WRITTEN INSTRUCTION:
Copy each line exactly. Drop every picture.

DATA PROVIDED:
************
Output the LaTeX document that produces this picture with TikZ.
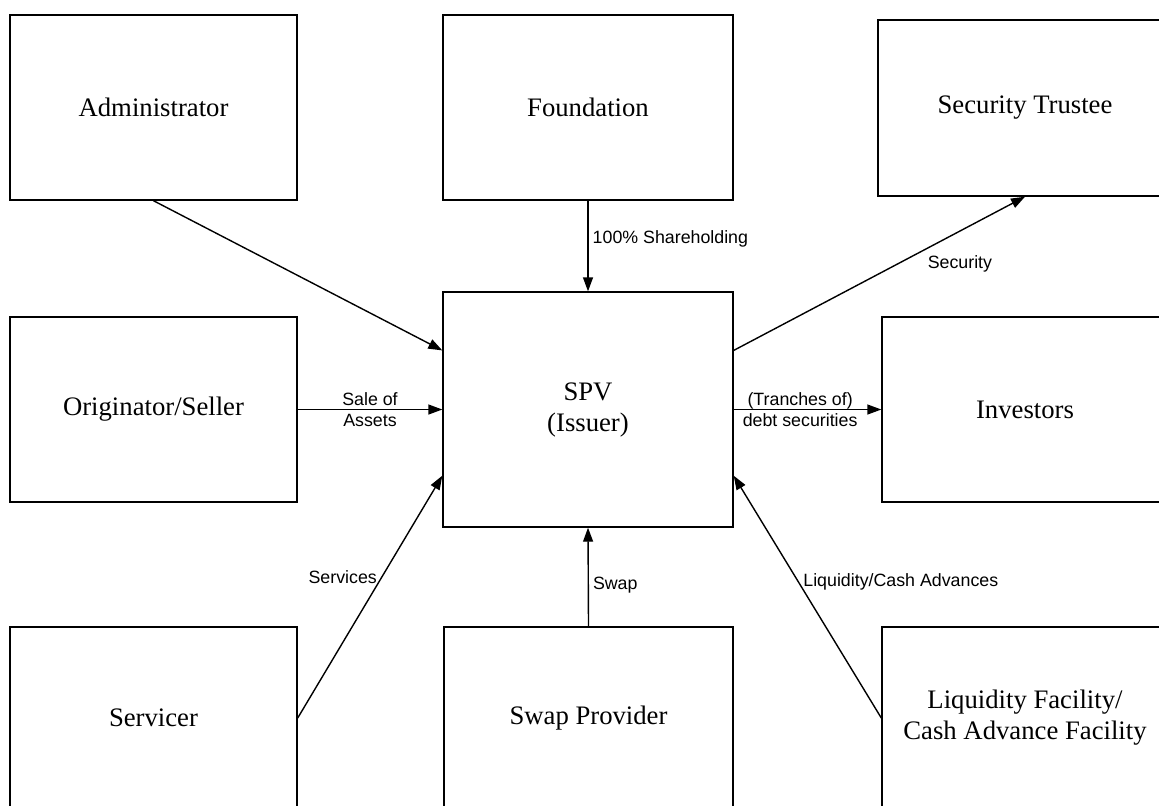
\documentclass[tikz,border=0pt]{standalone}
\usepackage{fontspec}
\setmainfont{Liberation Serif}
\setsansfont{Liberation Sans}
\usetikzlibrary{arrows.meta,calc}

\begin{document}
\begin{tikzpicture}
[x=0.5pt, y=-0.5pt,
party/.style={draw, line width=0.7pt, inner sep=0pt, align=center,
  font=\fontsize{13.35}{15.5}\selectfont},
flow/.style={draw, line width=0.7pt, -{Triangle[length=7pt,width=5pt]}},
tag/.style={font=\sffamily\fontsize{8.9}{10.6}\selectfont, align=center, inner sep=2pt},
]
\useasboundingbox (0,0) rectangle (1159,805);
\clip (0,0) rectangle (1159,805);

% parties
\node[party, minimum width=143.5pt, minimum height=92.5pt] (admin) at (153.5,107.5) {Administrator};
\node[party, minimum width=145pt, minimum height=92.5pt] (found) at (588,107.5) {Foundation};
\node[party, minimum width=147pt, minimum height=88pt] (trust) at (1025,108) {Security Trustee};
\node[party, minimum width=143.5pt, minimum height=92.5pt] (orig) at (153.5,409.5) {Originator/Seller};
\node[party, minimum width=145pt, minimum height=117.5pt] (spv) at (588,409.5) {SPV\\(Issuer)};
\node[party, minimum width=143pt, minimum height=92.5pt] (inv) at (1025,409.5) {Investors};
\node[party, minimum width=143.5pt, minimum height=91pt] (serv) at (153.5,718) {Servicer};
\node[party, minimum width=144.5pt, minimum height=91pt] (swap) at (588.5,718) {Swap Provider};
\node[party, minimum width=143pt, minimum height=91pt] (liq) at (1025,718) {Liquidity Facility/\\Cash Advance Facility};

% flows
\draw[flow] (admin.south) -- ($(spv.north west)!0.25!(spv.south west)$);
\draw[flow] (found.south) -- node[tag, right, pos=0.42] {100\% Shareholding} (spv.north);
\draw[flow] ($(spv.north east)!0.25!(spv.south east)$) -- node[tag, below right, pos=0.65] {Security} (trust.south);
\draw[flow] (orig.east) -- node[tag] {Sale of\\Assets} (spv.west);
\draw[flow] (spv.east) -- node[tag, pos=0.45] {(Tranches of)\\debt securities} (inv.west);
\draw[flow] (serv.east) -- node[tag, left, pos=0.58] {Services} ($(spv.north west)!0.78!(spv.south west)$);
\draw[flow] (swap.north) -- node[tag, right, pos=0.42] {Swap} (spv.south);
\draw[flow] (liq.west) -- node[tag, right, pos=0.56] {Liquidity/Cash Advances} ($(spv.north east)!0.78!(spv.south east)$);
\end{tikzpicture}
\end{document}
************
FULL RESPONSE:
Output the LaTeX document that produces this picture with TikZ.
\documentclass[tikz,border=0pt]{standalone}
\usepackage{fontspec}
\setmainfont{Liberation Serif}
\setsansfont{Liberation Sans}
\usetikzlibrary{arrows.meta,calc}

\begin{document}
\begin{tikzpicture}
[x=0.5pt, y=-0.5pt,
party/.style={draw, line width=0.7pt, inner sep=0pt, align=center,
  font=\fontsize{13.35}{15.5}\selectfont},
flow/.style={draw, line width=0.7pt, -{Triangle[length=7pt,width=5pt]}},
tag/.style={font=\sffamily\fontsize{8.9}{10.6}\selectfont, align=center, inner sep=2pt},
]
\useasboundingbox (0,0) rectangle (1159,805);
\clip (0,0) rectangle (1159,805);

% parties
\node[party, minimum width=143.5pt, minimum height=92.5pt] (admin) at (153.5,107.5) {Administrator};
\node[party, minimum width=145pt, minimum height=92.5pt] (found) at (588,107.5) {Foundation};
\node[party, minimum width=147pt, minimum height=88pt] (trust) at (1025,108) {Security Trustee};
\node[party, minimum width=143.5pt, minimum height=92.5pt] (orig) at (153.5,409.5) {Originator/Seller};
\node[party, minimum width=145pt, minimum height=117.5pt] (spv) at (588,409.5) {SPV\\(Issuer)};
\node[party, minimum width=143pt, minimum height=92.5pt] (inv) at (1025,409.5) {Investors};
\node[party, minimum width=143.5pt, minimum height=91pt] (serv) at (153.5,718) {Servicer};
\node[party, minimum width=144.5pt, minimum height=91pt] (swap) at (588.5,718) {Swap Provider};
\node[party, minimum width=143pt, minimum height=91pt] (liq) at (1025,718) {Liquidity Facility/\\Cash Advance Facility};

% flows
\draw[flow] (admin.south) -- ($(spv.north west)!0.25!(spv.south west)$);
\draw[flow] (found.south) -- node[tag, right, pos=0.42] {100\% Shareholding} (spv.north);
\draw[flow] ($(spv.north east)!0.25!(spv.south east)$) -- node[tag, below right, pos=0.65] {Security} (trust.south);
\draw[flow] (orig.east) -- node[tag] {Sale of\\Assets} (spv.west);
\draw[flow] (spv.east) -- node[tag, pos=0.45] {(Tranches of)\\debt securities} (inv.west);
\draw[flow] (serv.east) -- node[tag, left, pos=0.58] {Services} ($(spv.north west)!0.78!(spv.south west)$);
\draw[flow] (swap.north) -- node[tag, right, pos=0.42] {Swap} (spv.south);
\draw[flow] (liq.west) -- node[tag, right, pos=0.56] {Liquidity/Cash Advances} ($(spv.north east)!0.78!(spv.south east)$);
\end{tikzpicture}
\end{document}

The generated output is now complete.